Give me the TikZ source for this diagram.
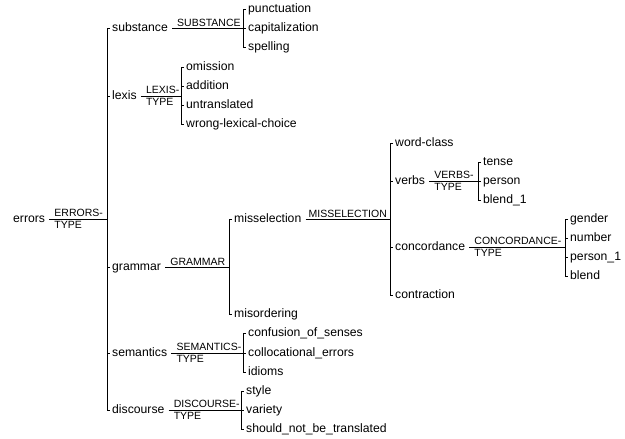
\documentclass[tikz,border=0pt]{standalone}
\usepackage{fontspec}
\setmainfont{Liberation Sans}
\tikzset{
    x=1pt, y=-1pt,
    term/.style={
        anchor=west,
        inner xsep=2pt, inner ysep=0pt,
        text height=9pt, text depth=2.5pt,
        font=\fontsize{12.2}{14}\selectfont
    },
    tag/.style={
        inner sep=1pt,
        align=left,
        font=\fontsize{10.5}{11.5}\selectfont
    },
    stem/.style={
        draw,
        shorten <=2pt,
        line width=1pt
    },
    fork/.style={
        draw,
        line width=1pt
    }
}
\begin{document}
\begin{tikzpicture}
    \useasboundingbox (0,0) rectangle (625,439);

    % root
    \node[term] (errors) at (11,219) {errors};
    \coordinate (errors-br) at (107,219);
    \node[term] (substance) at (110,28) {substance};
    \node[term] (lexis) at (110,96) {lexis};
    \node[term] (grammar) at (110,267) {grammar};
    \node[term] (semantics) at (110,353) {semantics};
    \node[term] (discourse) at (110,410) {discourse};

    % substance
    \coordinate (substance-br) at (243,28);
    \node[term] (punctuation) at (246,9.5) {punctuation};
    \node[term] (capitalization) at (246,28) {capitalization};
    \node[term] (spelling) at (246,47) {spelling};

    % lexis
    \coordinate (lexis-br) at (181,96);
    \node[term] (omission) at (184,67) {omission};
    \node[term] (addition) at (184,86) {addition};
    \node[term] (untranslated) at (184,105) {untranslated};
    \node[term] (wrong) at (184,124) {wrong-lexical-choice};

    % grammar
    \coordinate (grammar-br) at (229,267);
    \node[term] (misselection) at (232,219) {misselection};
    \node[term] (misordering) at (232,314) {misordering};

    \coordinate (misselection-br) at (390,219);
    \node[term] (wordclass) at (393,143) {word-class};
    \node[term] (verbs) at (393,181) {verbs};
    \node[term] (concordance) at (393,247) {concordance};
    \node[term] (contraction) at (393,295) {contraction};

    \coordinate (verbs-br) at (478,181);
    \node[term] (tense) at (481,162) {tense};
    \node[term] (person) at (481,181) {person};
    \node[term] (blend1) at (481,200) {blend\_1};

    \coordinate (concordance-br) at (565,247);
    \node[term] (gender) at (568,219) {gender};
    \node[term] (number) at (568,238) {number};
    \node[term] (person1) at (568,257) {person\_1};
    \node[term] (blend) at (568,276) {blend};

    % semantics
    \coordinate (semantics-br) at (243,353);
    \node[term] (confusion) at (246,333) {confusion\_of\_senses};
    \node[term] (collocational) at (246,353) {collocational\_errors};
    \node[term] (idioms) at (246,372) {idioms};

    % discourse
    \coordinate (discourse-br) at (241,410);
    \node[term] (style) at (244,391) {style};
    \node[term] (variety) at (244,410) {variety};
    \node[term] (shouldnot) at (244,429) {should\_not\_be\_translated};

    % type labels
    \node[tag, anchor=west] (errors-tag) at ([xshift=6pt]errors.east) {ERRORS-\\TYPE};
    \node[tag, anchor=south west] (substance-tag) at ([xshift=6pt]substance.east) {SUBSTANCE};
    \node[tag, anchor=west] (lexis-tag) at ([xshift=6pt]lexis.east) {LEXIS-\\TYPE};
    \node[tag, anchor=south west] (grammar-tag) at ([xshift=6pt]grammar.east) {GRAMMAR};
    \node[tag, anchor=south west] (misselection-tag) at ([xshift=4pt]misselection.east) {MISSELECTION};
    \node[tag, anchor=west] (verbs-tag) at ([xshift=6pt]verbs.east) {VERBS-\\TYPE};
    \node[tag, anchor=west] (concordance-tag) at ([xshift=6pt]concordance.east) {CONCORDANCE-\\TYPE};
    \node[tag, anchor=west] (semantics-tag) at ([xshift=6pt]semantics.east) {SEMANTICS-\\TYPE};
    \node[tag, anchor=west] (discourse-tag) at ([xshift=6pt]discourse.east) {DISCOURSE-\\TYPE};

    % stems
    \draw[stem] (errors) -- (errors-br);
    \draw[stem] (substance) -- (substance-br);
    \draw[stem] (lexis) -- (lexis-br);
    \draw[stem] (grammar) -- (grammar-br);
    \draw[stem] (misselection) -- (misselection-br);
    \draw[stem] (verbs) -- (verbs-br);
    \draw[stem] (concordance) -- (concordance-br);
    \draw[stem] (semantics) -- (semantics-br);
    \draw[stem] (discourse) -- (discourse-br);

    % forks
    \draw[fork] (substance) -- (errors-br |- substance) -- (errors-br |- discourse) -- (discourse)
        (errors-br |- lexis) -- (lexis)
        (errors-br |- grammar) -- (grammar)
        (errors-br |- semantics) -- (semantics);
    \draw[fork] (punctuation) -- (substance-br |- punctuation) -- (substance-br |- spelling) -- (spelling)
        (substance-br) -- (capitalization);
    \draw[fork] (omission) -- (lexis-br |- omission) -- (lexis-br |- wrong) -- (wrong)
        (lexis-br |- addition) -- (addition)
        (lexis-br |- untranslated) -- (untranslated);
    \draw[fork] (misselection) -- (grammar-br |- misselection) -- (grammar-br |- misordering) -- (misordering);
    \draw[fork] (wordclass) -- (misselection-br |- wordclass) -- (misselection-br |- contraction) -- (contraction)
        (misselection-br |- verbs) -- (verbs)
        (misselection-br |- concordance) -- (concordance);
    \draw[fork] (tense) -- (verbs-br |- tense) -- (verbs-br |- blend1) -- (blend1)
        (verbs-br) -- (person);
    \draw[fork] (gender) -- (concordance-br |- gender) -- (concordance-br |- blend) -- (blend)
        (concordance-br |- number) -- (number)
        (concordance-br |- person1) -- (person1);
    \draw[fork] (confusion) -- (semantics-br |- confusion) -- (semantics-br |- idioms) -- (idioms)
        (semantics-br) -- (collocational);
    \draw[fork] (style) -- (discourse-br |- style) -- (discourse-br |- shouldnot) -- (shouldnot)
        (discourse-br) -- (variety);
\end{tikzpicture}
\end{document}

++++++++

» **Work to complete**
Write out an exact copy of the listing, first line through the line containing "(0,0) rectangle (625,439);", with the pictures left out.

» **Answer to this task**
Give me the TikZ source for this diagram.
\documentclass[tikz,border=0pt]{standalone}
\usepackage{fontspec}
\setmainfont{Liberation Sans}
\tikzset{
    x=1pt, y=-1pt,
    term/.style={
        anchor=west,
        inner xsep=2pt, inner ysep=0pt,
        text height=9pt, text depth=2.5pt,
        font=\fontsize{12.2}{14}\selectfont
    },
    tag/.style={
        inner sep=1pt,
        align=left,
        font=\fontsize{10.5}{11.5}\selectfont
    },
    stem/.style={
        draw,
        shorten <=2pt,
        line width=1pt
    },
    fork/.style={
        draw,
        line width=1pt
    }
}
\begin{document}
\begin{tikzpicture}
    \useasboundingbox (0,0) rectangle (625,439);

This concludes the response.